Exercise prompt:
Print exactly the lines from the first one down to the line that contains "313, 294, 300];", both included, and skip the pictures.
--------------------------------------------------
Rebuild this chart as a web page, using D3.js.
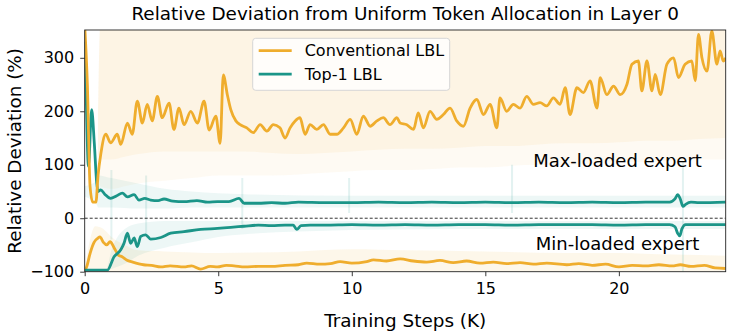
<!DOCTYPE html>
<html>
<head>
<meta charset="utf-8">
<script src="https://cdn.jsdelivr.net/npm/d3@7"></script>
<style>
  body { margin: 0; background: #fff; }
  svg { display: block; font-family: "DejaVu Sans", sans-serif; }
</style>
</head>
<body>
<svg id="chart" width="731" height="336"></svg>
<script>
const width = 731;
const height = 336;
const margin = { top: 30, right: 5.3, bottom: 64.3, left: 84.7 };
const chartWidth = width - margin.left - margin.right;
const chartHeight = height - margin.top - margin.bottom;

const orange = "#EFAD2D";
const teal = "#1B9588";

// smoothed curves (steps in K, deviation in %)
const convMaxSteps = [0, 0.1, 0.2, 0.3, 0.42, 0.5, 0.6, 0.79, 0.97, 1.22, 1.35, 1.6, 1.78, 1.97, 2.16, 2.34, 2.53, 2.72, 2.9, 3.16, 3.34, 3.53, 3.72, 3.97, 4.22, 4.47, 4.66, 4.91, 5.07, 5.19, 5.34, 5.47, 5.66, 5.82, 6.07, 6.31, 6.57, 6.82, 7.06, 7.31, 7.5, 7.69, 7.88, 8.06, 8.25, 8.44, 8.69, 8.94, 9.19, 9.44, 9.69, 9.94, 10.19, 10.43, 10.69, 10.94, 11.18, 11.43, 11.69, 11.81, 12.06, 12.31, 12.49, 12.68, 12.93, 13.18, 13.43, 13.68, 13.93, 14.18, 14.43, 14.68, 14.93, 15.18, 15.43, 15.55, 15.8, 16.05, 16.3, 16.55, 16.8, 17.05, 17.3, 17.55, 17.8, 17.99, 18.17, 18.43, 18.67, 18.92, 19.18, 19.3, 19.55, 19.8, 20.05, 20.3, 20.49, 20.73, 20.86, 21.05, 21.24, 21.36, 21.55, 21.8, 22.05, 22.23, 22.48, 22.73, 22.86, 22.98, 23.11, 23.3, 23.48, 23.67, 23.79, 23.91, 24];
const convMaxVals = [360, 250, 60, 30, 30, 80, 119, 157, 141, 157, 138, 178, 157, 219, 178, 213, 182, 228, 188, 215, 166, 206, 175, 200, 178, 219, 165, 191, 140, 268, 231, 203, 182, 175, 169, 160, 175, 163, 175, 169, 150, 169, 182, 188, 157, 175, 166, 175, 157, 157, 169, 185, 157, 191, 172, 182, 188, 175, 188, 178, 175, 166, 197, 169, 200, 185, 194, 206, 182, 172, 206, 222, 194, 213, 169, 225, 200, 213, 206, 228, 213, 216, 210, 225, 213, 244, 194, 244, 235, 257, 206, 263, 231, 247, 231, 250, 288, 294, 238, 294, 238, 269, 231, 288, 300, 263, 288, 294, 257, 344, 300, 275, 350, 288, 313, 294, 300];

const convMinSteps = [0, 0.08, 0.2, 0.35, 0.5, 0.57, 0.7, 0.82, 0.95, 1.1, 1.26, 1.4, 1.57, 1.8, 2.2, 2.5, 2.85, 3.2, 3.72, 4.0, 4.34, 4.7, 4.97, 5.3, 5.59, 6, 6.5, 7, 7.5, 8, 8.31, 8.8, 9.2, 9.56, 10, 10.56, 10.81, 11.3, 11.81, 12.3, 12.8, 13.3, 13.8, 14.3, 14.8, 15.3, 15.8, 16.3, 16.8, 17.3, 18.05, 18.5, 19, 19.5, 20, 20.5, 21, 21.5, 22, 22.3, 22.7, 23.2, 23.6, 24];
const convMinVals = [-99, -90, -66, -45, -37, -35, -45, -50, -44, -55, -69, -72, -78, -82, -87, -88, -91, -89, -91, -89, -95, -90, -91, -88, -89, -91, -90, -90, -88, -87, -84, -86, -85, -81, -84, -81, -78, -80, -76, -80, -82, -79, -83, -80, -84, -82, -85, -83, -86, -84, -87, -85, -88, -86, -91, -88, -89, -87, -89, -87, -90, -88, -93, -94];

const topMaxSteps = [0, 0.05, 0.14, 0.26, 0.36, 0.45, 0.5, 0.6, 0.75, 0.97, 1.2, 1.41, 1.6, 1.85, 2.03, 2.25, 2.47, 2.75, 2.97, 3.3, 3.72, 4.2, 4.6, 4.97, 5.4, 5.78, 5.97, 6.5, 7, 7.5, 8, 9, 10, 11, 12, 13, 14, 15, 16, 17, 18, 19, 20, 21, 21.9, 22.1, 22.2, 22.3, 22.4, 22.5, 22.7, 23, 24];
const topMaxVals = [330, 240, 97, 203, 140, 66, 50, 53, 45, 37, 42, 47, 40, 44, 34, 37, 34, 33, 36, 32, 31, 33, 30, 31, 31, 37, 28, 28, 29, 28, 30, 29, 29, 30, 29, 30, 29, 30, 29, 30, 29, 30, 29, 30, 30, 36, 44, 36, 22, 26, 30, 29, 30];

const topMinSteps = [0, 0.85, 1.1, 1.35, 1.47, 1.6, 1.72, 1.85, 1.97, 2.1, 2.28, 2.47, 2.85, 3.22, 3.72, 4.34, 4.97, 5.47, 5.97, 6.5, 7, 7.5, 7.81, 7.94, 8.1, 8.44, 9, 10, 11, 12, 13, 14, 15, 16, 17, 18, 19, 20, 21, 21.9, 22.1, 22.2, 22.28, 22.36, 22.5, 23, 24];
const topMinVals = [-97, -97, -72, -59, -47, -28, -47, -37, -53, -34, -31, -39, -36, -28, -25, -21, -19, -17, -15, -13, -14, -13, -13, -21, -14, -13, -13, -12, -13, -12, -13, -12, -12, -13, -12, -12, -12, -13, -12, -12, -16, -28, -33, -20, -12, -12, -12];

// faint raw-signal envelopes (outer reach and denser core)
const convMaxBandSteps = [0.5, 0.58, 1, 1.5, 2, 3, 4, 5, 6, 7, 8, 9, 10, 11, 12, 13, 14, 15, 16, 17, 18, 19, 20, 21, 22, 23, 24];
const convMaxOuterLo = [80, 60, 55, 60, 65, 70, 75, 80, 80, 80, 82, 85, 88, 90, 90, 92, 95, 95, 98, 100, 100, 102, 105, 105, 108, 110, 110];
const convMaxCoreLo = [120, 110, 110, 115, 120, 125, 125, 125, 125, 122, 120, 122, 125, 128, 130, 130, 132, 135, 135, 138, 140, 140, 142, 145, 145, 148, 150];
const convMaxBandHi = [200, 360, 360, 360, 360, 360, 360, 360, 360, 360, 360, 360, 360, 360, 360, 360, 360, 360, 360, 360, 360, 360, 360, 360, 360, 360, 360];

const convMinBandSteps = [0, 0.2, 0.4, 0.7, 1, 1.5, 2, 3, 5, 8, 10, 12, 15, 18, 20, 22, 24];
const convMinBandLo = [-100, -100, -100, -100, -100, -100, -100, -100, -100, -100, -100, -100, -100, -100, -100, -100, -100];
const convMinBandHi = [-100, -40, -15, -20, -35, -50, -60, -62, -65, -62, -58, -60, -62, -65, -65, -68, -70];

const topMaxBandSteps = [0, 0.45, 0.5, 1, 2, 3, 4, 6, 10, 15, 20, 24];
const topMaxBandLo = [40, 25, 20, 20, 18, 18, 20, 20, 20, 20, 20, 20];
const topMaxBandHi = [60, 70, 80, 75, 65, 55, 50, 45, 42, 42, 42, 42];

const topMinBandSteps = [0, 0.8, 1, 1.5, 2, 3, 4, 5, 6, 8, 10, 15, 20, 24];
const topMinBandLo = [-100, -100, -95, -85, -70, -55, -45, -35, -30, -25, -22, -20, -20, -20];
const topMinBandHi = [-95, -95, -60, -20, -10, -5, -5, -5, -5, -5, -5, -5, -5, -5];

// isolated faint spikes of the raw Top-1 signal
const tealSpikeSteps = [1.0, 2.3, 5.9, 9.9, 16.0, 22.4];
const tealSpikeLo = [-40, -30, -20, 10, 10, -100];
const tealSpikeHi = [90, 80, 75, 75, 100, 107];

const xTicks = [0, 5, 10, 15, 20];
const yTicks = [-100, 0, 100, 200, 300];
const legendItems = [
  { label: "Conventional LBL", color: orange },
  { label: "Top-1 LBL", color: teal }
];

const svg = d3.select("#chart");
const g = svg.append("g").attr("transform", `translate(${margin.left},${margin.top})`);

const x = d3.scaleLinear().domain([0, 24]).range([0, chartWidth]);
const y = d3.scaleLinear().domain([-100, 352]).range([chartHeight, 0]);

svg.append("defs").append("clipPath").attr("id", "clip")
  .append("rect").attr("width", chartWidth).attr("height", chartHeight);

const plot = g.append("g").attr("clip-path", "url(#clip)");

function zipBand(steps, lo, hi) {
  return steps.map((s, i) => ({ s, lo: lo[i], hi: hi[i] }));
}
function zip(steps, vals) {
  return steps.map((s, i) => ({ s, v: vals[i] }));
}

const area = d3.area().x(d => x(d.s)).y0(d => y(d.lo)).y1(d => y(d.hi)).curve(d3.curveMonotoneX);
const line = d3.line().x(d => x(d.s)).y(d => y(d.v)).curve(d3.curveMonotoneX);

const bands = [
  { data: zipBand(convMaxBandSteps, convMaxOuterLo, convMaxBandHi), color: orange, op: 0.06 },
  { data: zipBand(convMaxBandSteps, convMaxCoreLo, convMaxBandHi), color: orange, op: 0.07 },
  { data: zipBand(convMinBandSteps, convMinBandLo, convMinBandHi), color: orange, op: 0.1 },
  { data: zipBand(topMaxBandSteps, topMaxBandLo, topMaxBandHi), color: teal, op: 0.08 },
  { data: zipBand(topMinBandSteps, topMinBandLo, topMinBandHi), color: teal, op: 0.08 }
];

plot.selectAll("path.band")
  .data(bands).enter()
  .append("path")
  .attr("class", "band")
  .attr("d", d => area(d.data))
  .attr("fill", d => d.color)
  .attr("fill-opacity", d => d.op);

plot.selectAll("line.spike")
  .data(tealSpikeSteps).enter()
  .append("line")
  .attr("class", "spike")
  .attr("x1", d => x(d)).attr("x2", d => x(d))
  .attr("y1", (d, i) => y(tealSpikeLo[i])).attr("y2", (d, i) => y(tealSpikeHi[i]))
  .attr("stroke", teal).attr("stroke-opacity", 0.12).attr("stroke-width", 2);

// zero reference
plot.append("line")
  .attr("x1", 0).attr("x2", chartWidth)
  .attr("y1", y(0)).attr("y2", y(0))
  .attr("stroke", "#000")
  .attr("stroke-width", 0.8)
  .attr("stroke-dasharray", "3,2");

const curves = [
  { data: zip(convMinSteps, convMinVals), color: orange },
  { data: zip(topMinSteps, topMinVals), color: teal },
  { data: zip(topMaxSteps, topMaxVals), color: teal },
  { data: zip(convMaxSteps, convMaxVals), color: orange }
];

plot.selectAll("path.curve")
  .data(curves).enter()
  .append("path")
  .attr("class", "curve")
  .attr("d", d => line(d.data))
  .attr("fill", "none")
  .attr("stroke", d => d.color)
  .attr("stroke-width", 2.8)
  .attr("stroke-linejoin", "round");

// axes
const xAxis = g.append("g")
  .attr("transform", `translate(0,${chartHeight})`)
  .call(d3.axisBottom(x).tickValues(xTicks).tickSize(4.5).tickPadding(6).tickSizeOuter(0));
const yAxis = g.append("g")
  .call(d3.axisLeft(y).tickValues(yTicks).tickSize(4.5).tickPadding(6).tickSizeOuter(0));

[xAxis, yAxis].forEach(a => {
  a.select(".domain").remove();
  a.selectAll("line").attr("stroke", "#222").attr("stroke-width", 0.9);
  a.selectAll("text").attr("fill", "#000")
    .style("font-size", "16px").style("font-family", "DejaVu Sans");
});

// frame
g.append("rect")
  .attr("width", chartWidth).attr("height", chartHeight)
  .attr("fill", "none").attr("stroke", "#222").attr("stroke-width", 0.9);

// legend
const legend = g.append("g").attr("transform", "translate(168,8.3)");
legend.append("rect")
  .attr("width", 197).attr("height", 52)
  .attr("rx", 3)
  .attr("fill", "#fff").attr("fill-opacity", 0.8)
  .attr("stroke", "#d6d6d6").attr("stroke-width", 1);
legendItems.forEach((item, i) => {
  const yy = 12.4 + i * 23.5;
  legend.append("line")
    .attr("x1", 6).attr("x2", 39).attr("y1", yy).attr("y2", yy)
    .attr("stroke", item.color).attr("stroke-width", 2.8);
  legend.append("text")
    .attr("x", 52).attr("y", yy + 5.8)
    .style("font-size", "16px")
    .text(item.label);
});

// annotations
g.append("text")
  .attr("x", x(19.95)).attr("y", y(95.5))
  .attr("text-anchor", "middle")
  .style("font-size", "18px")
  .text("Max-loaded expert");
g.append("text")
  .attr("x", x(19.95)).attr("y", y(-60.3))
  .attr("text-anchor", "middle")
  .style("font-size", "18px")
  .text("Min-loaded expert");

// titles
svg.append("text")
  .attr("x", margin.left + chartWidth / 2).attr("y", 20)
  .attr("text-anchor", "middle")
  .style("font-size", "18.4px")
  .text("Relative Deviation from Uniform Token Allocation in Layer 0");
svg.append("text")
  .attr("x", margin.left + chartWidth / 2).attr("y", 326.5)
  .attr("text-anchor", "middle")
  .style("font-size", "18.4px")
  .text("Training Steps (K)");
svg.append("text")
  .attr("transform", `translate(21,${margin.top + chartHeight / 2}) rotate(-90)`)
  .attr("text-anchor", "middle")
  .style("font-size", "18.4px")
  .text("Relative Deviation (%)");
</script>
</body>
</html>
--------------------------------------------------
Solution:
Rebuild this chart as a web page, using D3.js.
<!DOCTYPE html>
<html>
<head>
<meta charset="utf-8">
<script src="https://cdn.jsdelivr.net/npm/d3@7"></script>
<style>
  body { margin: 0; background: #fff; }
  svg { display: block; font-family: "DejaVu Sans", sans-serif; }
</style>
</head>
<body>
<svg id="chart" width="731" height="336"></svg>
<script>
const width = 731;
const height = 336;
const margin = { top: 30, right: 5.3, bottom: 64.3, left: 84.7 };
const chartWidth = width - margin.left - margin.right;
const chartHeight = height - margin.top - margin.bottom;

const orange = "#EFAD2D";
const teal = "#1B9588";

// smoothed curves (steps in K, deviation in %)
const convMaxSteps = [0, 0.1, 0.2, 0.3, 0.42, 0.5, 0.6, 0.79, 0.97, 1.22, 1.35, 1.6, 1.78, 1.97, 2.16, 2.34, 2.53, 2.72, 2.9, 3.16, 3.34, 3.53, 3.72, 3.97, 4.22, 4.47, 4.66, 4.91, 5.07, 5.19, 5.34, 5.47, 5.66, 5.82, 6.07, 6.31, 6.57, 6.82, 7.06, 7.31, 7.5, 7.69, 7.88, 8.06, 8.25, 8.44, 8.69, 8.94, 9.19, 9.44, 9.69, 9.94, 10.19, 10.43, 10.69, 10.94, 11.18, 11.43, 11.69, 11.81, 12.06, 12.31, 12.49, 12.68, 12.93, 13.18, 13.43, 13.68, 13.93, 14.18, 14.43, 14.68, 14.93, 15.18, 15.43, 15.55, 15.8, 16.05, 16.3, 16.55, 16.8, 17.05, 17.3, 17.55, 17.8, 17.99, 18.17, 18.43, 18.67, 18.92, 19.18, 19.3, 19.55, 19.8, 20.05, 20.3, 20.49, 20.73, 20.86, 21.05, 21.24, 21.36, 21.55, 21.8, 22.05, 22.23, 22.48, 22.73, 22.86, 22.98, 23.11, 23.3, 23.48, 23.67, 23.79, 23.91, 24];
const convMaxVals = [360, 250, 60, 30, 30, 80, 119, 157, 141, 157, 138, 178, 157, 219, 178, 213, 182, 228, 188, 215, 166, 206, 175, 200, 178, 219, 165, 191, 140, 268, 231, 203, 182, 175, 169, 160, 175, 163, 175, 169, 150, 169, 182, 188, 157, 175, 166, 175, 157, 157, 169, 185, 157, 191, 172, 182, 188, 175, 188, 178, 175, 166, 197, 169, 200, 185, 194, 206, 182, 172, 206, 222, 194, 213, 169, 225, 200, 213, 206, 228, 213, 216, 210, 225, 213, 244, 194, 244, 235, 257, 206, 263, 231, 247, 231, 250, 288, 294, 238, 294, 238, 269, 231, 288, 300, 263, 288, 294, 257, 344, 300, 275, 350, 288, 313, 294, 300];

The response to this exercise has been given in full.